- The Digital Therapeutics Alliance has developed a Code of Ethics and Best Practices intended to serve as guidelines for industry in product development and marketing.
- The two-year-old group, which promotes adoption of evidence-based digital therapeutics (DTx) into healthcare, said the frameworks were created for products that claim to prevent, manage or treat a medical disease and therefore carry a higher level of risk than broader digital health tools such as wellness apps, clinical decision support or products that deliver static, automatic interventions.
- DTA also released an updated product claims categorization chart for DTx products, as well as a broader outline of the digital health, medicine and therapeutic industries developed in collaboration with the Digital Medicine Society, HealthXL and NODE.Health.
The alliance's efforts address the growing pains of an industry that continues to expand as healthcare providers find ways to leverage the technologies to improve quality of care and cut costs. A report from Rock Health earlier this year found that pharmaceutical companies want to partner with digital therapeutics startups, but payers and other stakeholders are still warming up to the benefits of the treatment category.

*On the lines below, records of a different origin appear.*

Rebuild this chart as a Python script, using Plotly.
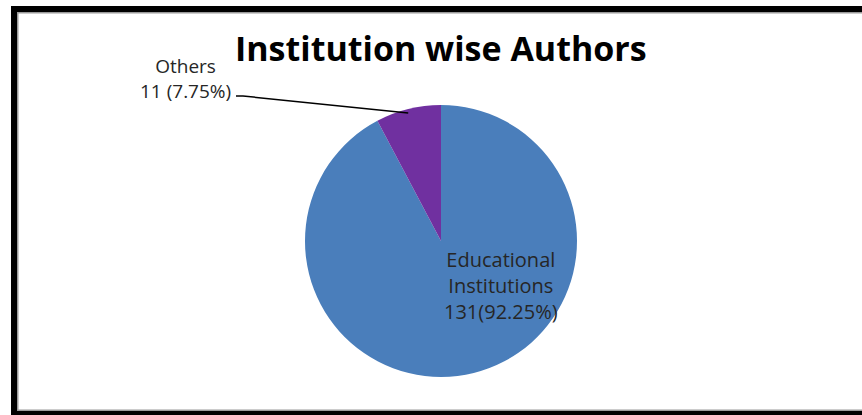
import math
import plotly.graph_objects as go

# ---- data ----
categories = ["Educational Institutions", "Others"]
label_lines = [["Educational", "Institutions"], ["Others"]]
values = [131, 11]
colors = ["#4A7EBB", "#7030A0"]
title_text = "Institution wise Authors"

W, H = 862, 415
total = sum(values)
pcts = [v / total * 100 for v in values]

# pie geometry (pixels, from top-left)
cx, cy, r = 441, 241, 136

fig = go.Figure()
fig.add_trace(go.Pie(
    labels=categories,
    values=values,
    sort=False,
    direction="clockwise",
    rotation=0,
    marker=dict(colors=colors, line=dict(width=0)),
    textinfo="none",
    hoverinfo="label+value+percent",
    showlegend=False,
    domain=dict(x=[(cx - r) / W, (cx + r) / W], y=[1 - (cy + r) / H, 1 - (cy - r) / H]),
))

font_fam = "'Open Sans', Lato, sans-serif"
txt_col = "#262626"

# inside label for Educational Institutions
edu_text = "<br>".join(label_lines[0] + [f"{values[0]}({pcts[0]:.2f}%)"])
fig.add_annotation(
    x=501 / W, y=1 - 285 / H, xref="paper", yref="paper",
    text=edu_text, showarrow=False, align="center",
    font=dict(family=font_fam, size=20, color=txt_col),
    xanchor="center", yanchor="middle",
)

# outside label for Others
oth_text = "<br>".join(label_lines[1] + [f"{values[1]} ({pcts[1]:.2f}%)"])
fig.add_annotation(
    x=233 / W, y=1 - 78 / H, xref="paper", yref="paper",
    text=oth_text, showarrow=False, align="center",
    font=dict(family=font_fam, size=19, color=txt_col),
    xanchor="right", yanchor="middle",
)

# leader line to the Others slice (mid-angle of the slice, on the rim)
mid = -(values[1] / total) * 360 / 2
ex = cx + r * math.sin(math.radians(mid))
ey = cy - r * math.cos(math.radians(mid)) + 4
fig.add_shape(
    type="path", xref="paper", yref="paper",
    path=f"M {236/W},{1-96/H} L {243/W},{1-96/H} L {ex/W},{1-ey/H}",
    line=dict(color="black", width=1.5),
)

# title
fig.add_annotation(
    x=441 / W, y=1 - 48 / H, xref="paper", yref="paper",
    text=f"<b>{title_text}</b>", showarrow=False,
    font=dict(family=font_fam, size=34, color="black"),
    xanchor="center", yanchor="middle",
)

# frame: black borders with thin gray inner edge
def rect(x0, y0, x1, y1, color):
    fig.add_shape(type="rect", xref="paper", yref="paper",
                  x0=x0 / W, x1=x1 / W, y0=1 - y1 / H, y1=1 - y0 / H,
                  fillcolor=color, line=dict(width=0), layer="above")

rect(11, 6, W, 12, "black")        # top
rect(11, 6, 17, H, "black")        # left
rect(11, 411, W, H, "black")       # bottom
rect(17, 12, W, 13.5, "#9a9a9a")   # top inner gray
rect(17, 12, 18.5, 411, "#9a9a9a") # left inner gray
rect(17, 409.5, W, 411, "#9a9a9a") # bottom inner gray

fig.update_layout(
    width=W, height=H,
    margin=dict(l=0, r=0, t=0, b=0),
    paper_bgcolor="white", plot_bgcolor="white",
)

fig.write_html("out.html")
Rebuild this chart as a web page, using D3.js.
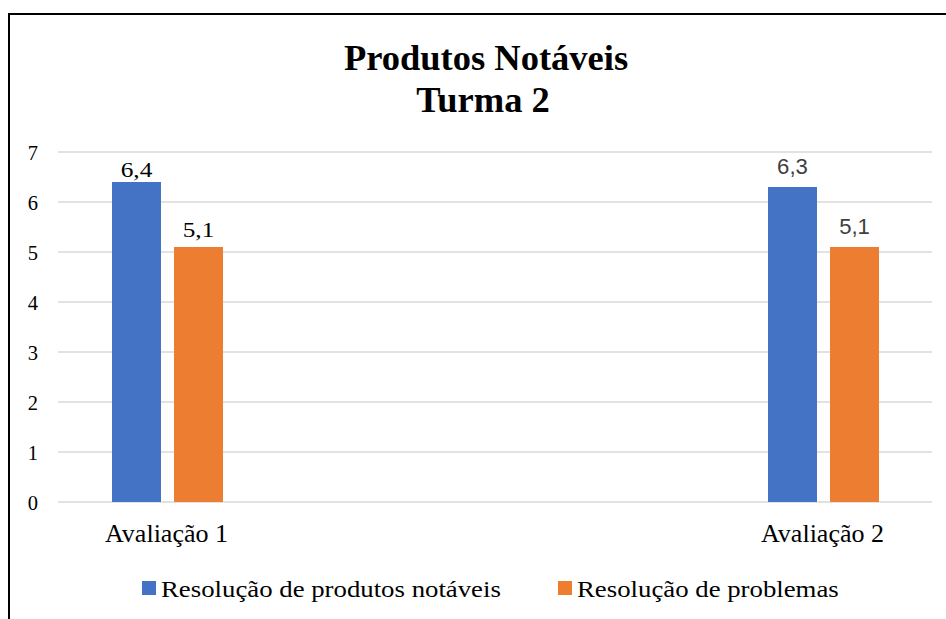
<!DOCTYPE html>
<html>
<head>
<meta charset="utf-8">
<script src="https://cdn.jsdelivr.net/npm/d3@7"></script>
<style>
  html, body { margin: 0; padding: 0; background: #fff; }
  svg { display: block; }
</style>
</head>
<body>
<svg id="chart" width="946" height="619"></svg>
<script>
// Data
const categories = ["Avaliação 1", "Avaliação 2"];
const seriesNames = ["Resolução de produtos notáveis", "Resolução de problemas"];
const produtosNotaveis = [6.4, 6.3];
const problemas = [5.1, 5.1];
const yTicks = [0, 1, 2, 3, 4, 5, 6, 7];
const titleLines = ["Produtos Notáveis", "Turma 2"];

const colors = ["#4472C4", "#ED7D31"];
const serifFont = "Liberation Serif, Times New Roman, serif";
const sansFont = "Liberation Sans, Arial, sans-serif";

const svg = d3.select("#chart");

// Frame of the chart area
svg.append("rect")
  .attr("x", 9).attr("y", 14)
  .attr("width", 1000).attr("height", 700)
  .attr("fill", "none").attr("stroke", "#000").attr("stroke-width", 2);

// Title
svg.append("text")
  .attr("x", 486).attr("y", 70)
  .attr("text-anchor", "middle")
  .attr("font-family", serifFont).attr("font-weight", "bold").attr("font-size", 36.5)
  .text(titleLines[0]);
svg.append("text")
  .attr("x", 483).attr("y", 112)
  .attr("text-anchor", "middle")
  .attr("font-family", serifFont).attr("font-weight", "bold").attr("font-size", 36.5)
  .text(titleLines[1]);

// Scales
const plotLeft = 58, plotRight = 932;
const y = d3.scaleLinear().domain([0, 7]).range([502, 152]);
const x0 = d3.scalePoint().domain(categories).range([167.5, 823.5]);
const x1 = d3.scaleBand().domain(seriesNames).range([-55.5, 55.5]).paddingInner(0.21);

// Gridlines
svg.append("g").selectAll("line")
  .data(yTicks)
  .join("line")
  .attr("x1", plotLeft).attr("x2", plotRight)
  .attr("y1", d => y(d)).attr("y2", d => y(d))
  .attr("stroke", "#d9d9d9").attr("stroke-width", 1.3);

// Y axis labels
const yAxis = d3.axisLeft(y).tickValues(yTicks).tickFormat(d3.format("d")).tickSize(0).tickPadding(0);
const yg = svg.append("g").attr("transform", "translate(38,0)").call(yAxis)
  .attr("font-family", serifFont).attr("font-size", 20.5);
yg.select(".domain").remove();
yg.selectAll("text")
  .attr("x", 0).attr("dy", "0.36em").attr("fill", "#000");

// X axis labels
const xAxis = d3.axisBottom(x0).tickSize(0).tickPadding(0);
const xg = svg.append("g").attr("transform", "translate(-1.5,542)").call(xAxis)
  .attr("font-family", serifFont).attr("font-size", 26);
xg.select(".domain").remove();
xg.selectAll("text")
  .attr("y", 0).attr("dy", 0).attr("fill", "#000");

// Bars
const rows = categories.map((c, i) => ({
  category: c,
  values: [
    { series: seriesNames[0], value: produtosNotaveis[i], color: colors[0] },
    { series: seriesNames[1], value: problemas[i], color: colors[1] }
  ]
}));

// Label styling per category group
const labelStyle = [
  { font: serifFont, fill: "#000", size: 22, sx: 1.15, gap: [5, 10] },
  { font: sansFont, fill: "#404040", size: 21.5, sx: 1.03, gap: [13, 13] }
];

const groups = svg.append("g").selectAll("g")
  .data(rows)
  .join("g")
  .attr("transform", d => `translate(${x0(d.category)},0)`);

groups.selectAll("rect")
  .data(d => d.values)
  .join("rect")
  .attr("x", d => x1(d.series))
  .attr("width", x1.bandwidth())
  .attr("y", d => y(d.value))
  .attr("height", d => y(0) - y(d.value))
  .attr("fill", d => d.color);

groups.each(function(d, gi) {
  const st = labelStyle[gi];
  d3.select(this).selectAll("text.val")
    .data(d.values)
    .join("text")
    .attr("class", "val")
    .attr("transform", (v, si) =>
      `translate(${x1(v.series) + x1.bandwidth() / 2},${y(v.value) - st.gap[si]}) scale(${st.sx},1)`)
    .attr("text-anchor", "middle")
    .attr("font-family", st.font).attr("font-size", st.size)
    .attr("fill", st.fill)
    .text(v => String(v.value).replace(".", ","));
});

// Legend
const legendItems = [
  { name: seriesNames[0], color: colors[0], x: 142 },
  { name: seriesNames[1], color: colors[1], x: 558 }
];
const lg = svg.append("g").selectAll("g")
  .data(legendItems)
  .join("g")
  .attr("transform", d => `translate(${d.x},581)`);
lg.append("rect")
  .attr("width", 14).attr("height", 14)
  .attr("fill", d => d.color);
lg.append("text")
  .attr("transform", "translate(19,15.5) scale(1.14,1)")
  .attr("font-family", serifFont).attr("font-size", 23.5).attr("fill", "#000")
  .text(d => d.name);
</script>
</body>
</html>
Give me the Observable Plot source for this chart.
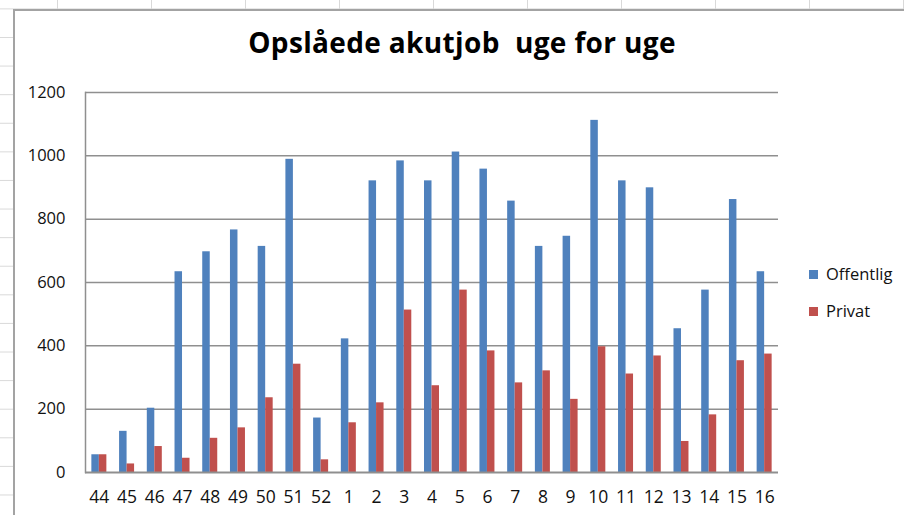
<!DOCTYPE html>
<html>
<head>
<meta charset="utf-8">
<script src="https://cdn.jsdelivr.net/npm/d3@7"></script>
<script src="https://cdn.jsdelivr.net/npm/@observablehq/plot@0.6"></script>
<style>
  html, body { margin: 0; padding: 0; }
  body {
    width: 904px; height: 515px; overflow: hidden; position: relative;
    background-color: #fff;
    background-image:
      linear-gradient(to right, #d9d9d9 1px, transparent 1px),
      linear-gradient(to bottom, #d9d9d9 1px, transparent 1px);
    background-size: 94px 100%, 100% 28.6px;
    background-position: 57px 0, 0 8.4px;
    font-family: "Open Sans", sans-serif;
  }
  #box {
    position: absolute; left: 13px; top: 9px; width: 1000px; height: 1000px;
    background: #fff; border-left: 2px solid #a3a3a3; border-top: 2px solid #a3a3a3;
  }
  #title {
    position: absolute; left: 0; width: 924px; top: 28px; text-align: center;
    font-family: "Open Sans", sans-serif; font-weight: 700; font-size: 28px; line-height: 28px;
    color: #000; letter-spacing: 0.35px; white-space: pre;
  }
  #chart { position: absolute; left: 0; top: 70px; }
  .leg { position: absolute; left: 809px; font-size: 16.5px; line-height: 16px; color: #111; white-space: nowrap; }
  .leg span { display: inline-block; width: 9px; height: 9px; margin-right: 8px; vertical-align: 1px; }
</style>
</head>
<body>
<div id="box"></div>
<div id="title">Opslåede akutjob  uge for uge</div>
<div id="chart"></div>
<div class="leg" style="top:266px"><span style="background:#4F81BD"></span>Offentlig</div>
<div class="leg" style="top:303px"><span style="background:#C0504D"></span>Privat</div>
<script>
const weeks = ["44","45","46","47","48","49","50","51","52","1","2","3","4","5","6","7","8","9","10","11","12","13","14","15","16"];
const offentlig = [56,130,203,634,697,766,714,989,172,422,921,984,921,1012,958,857,714,746,1112,921,899,454,576,862,634];
const privat = [56,27,82,45,108,141,236,342,40,157,220,513,274,576,384,283,321,231,397,311,368,98,182,353,374];
const series = ["Offentlig", "Privat"];
const colors = ["#4F81BD", "#C0504D"];
const yTicks = [0, 200, 400, 600, 800, 1000, 1200];

const rowsOff = weeks.map((w, i) => ({week: w, serie: series[0], value: offentlig[i]}));
const rowsPriv = weeks.map((w, i) => ({week: w, serie: series[1], value: privat[i]}));

// band step = 693 / 25 = 27.72 px; each bar 7.5 px wide, pair centred in the band
const outer = 6.36, inner = 13.86;

const chart = Plot.plot({
  width: 800,
  height: 445,
  marginTop: 22,
  marginBottom: 43,
  marginLeft: 85,
  marginRight: 22,
  style: {fontFamily: "Open Sans", fontSize: "16px", color: "#111", background: "transparent"},
  x: {domain: weeks, padding: 0, round: false, label: null},
  y: {domain: [0, 1200], label: null},
  marks: [
    Plot.gridY(yTicks.slice(1), {stroke: "#8f8f8f", strokeOpacity: 1, strokeWidth: 1.5}),
    Plot.barY(rowsOff, {x: "week", y: "value", fill: colors[0], insetLeft: outer, insetRight: inner}),
    Plot.barY(rowsPriv, {x: "week", y: "value", fill: colors[1], insetLeft: inner, insetRight: outer}),
    Plot.frame({anchor: "left", stroke: "#8f8f8f", strokeWidth: 1.5}),
    Plot.ruleY([0], {stroke: "#8f8f8f", strokeWidth: 2}),
    Plot.axisY({ticks: yTicks, tickFormat: d => String(d), tickSize: 0, tickPadding: 20, fontSize: 16.5, label: null, fill: "#111"}),
    Plot.axisX({tickSize: 0, tickPadding: 18, fontSize: 17.5, label: null, fill: "#111"})
  ]
});
document.getElementById("chart").appendChild(chart);
</script>
</body>
</html>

DTA said it wants to clear up confusion about what types of products exist in digital health and reassure patients, clinicians and payers that those making higher-risk medical claims must be backed by greater levels of clinical evidence and have more regulatory oversight.
Formed in 2017 with a mission to integrate the emerging field of digital therapeutics into mainstream healthcare, the the group contends clinically validated disease management and treatment technologies can improve and sometimes replace current medical practices.
Founding members include cognitive therapeutics firm Akili Interactive, digital asthma and chronic obstructive pulmonary disease management firm Propeller Health, which was later acquired by ResMed, digital diabetes company Voluntis and chronic disease management firm WellDoc. The alliance now counts among its members Novartis, Sanofi, Bayer, Pear Therapeutics and many others.
Under the Code of Ethics, every company engaged in the design, evaluation and deployment of digital therapeutics should adhere to the 10 principles, which include a focus on patient safety in all decision-making processes, protections for patients' privacy and data, appropriate product claims and availability of credible evidence to support those claims.
The Best Practices fact sheet encourages robust design, evaluation and delivery of DTx products. It builds on Core Principles established last year, to provide more clarity about its work in the areas of product quality, privacy and security, consumer engagement and clinical evaluation.
DTA also streamlined information on DTx product claims to better show how products making high-risk medical claims are supported by greater levels of clinical evidence and regulatory oversight. For example, products that claim to treat or manage a disease or improve a health function must deliver a therapeutic intervention and use evidence such as clinical trials to support those claims.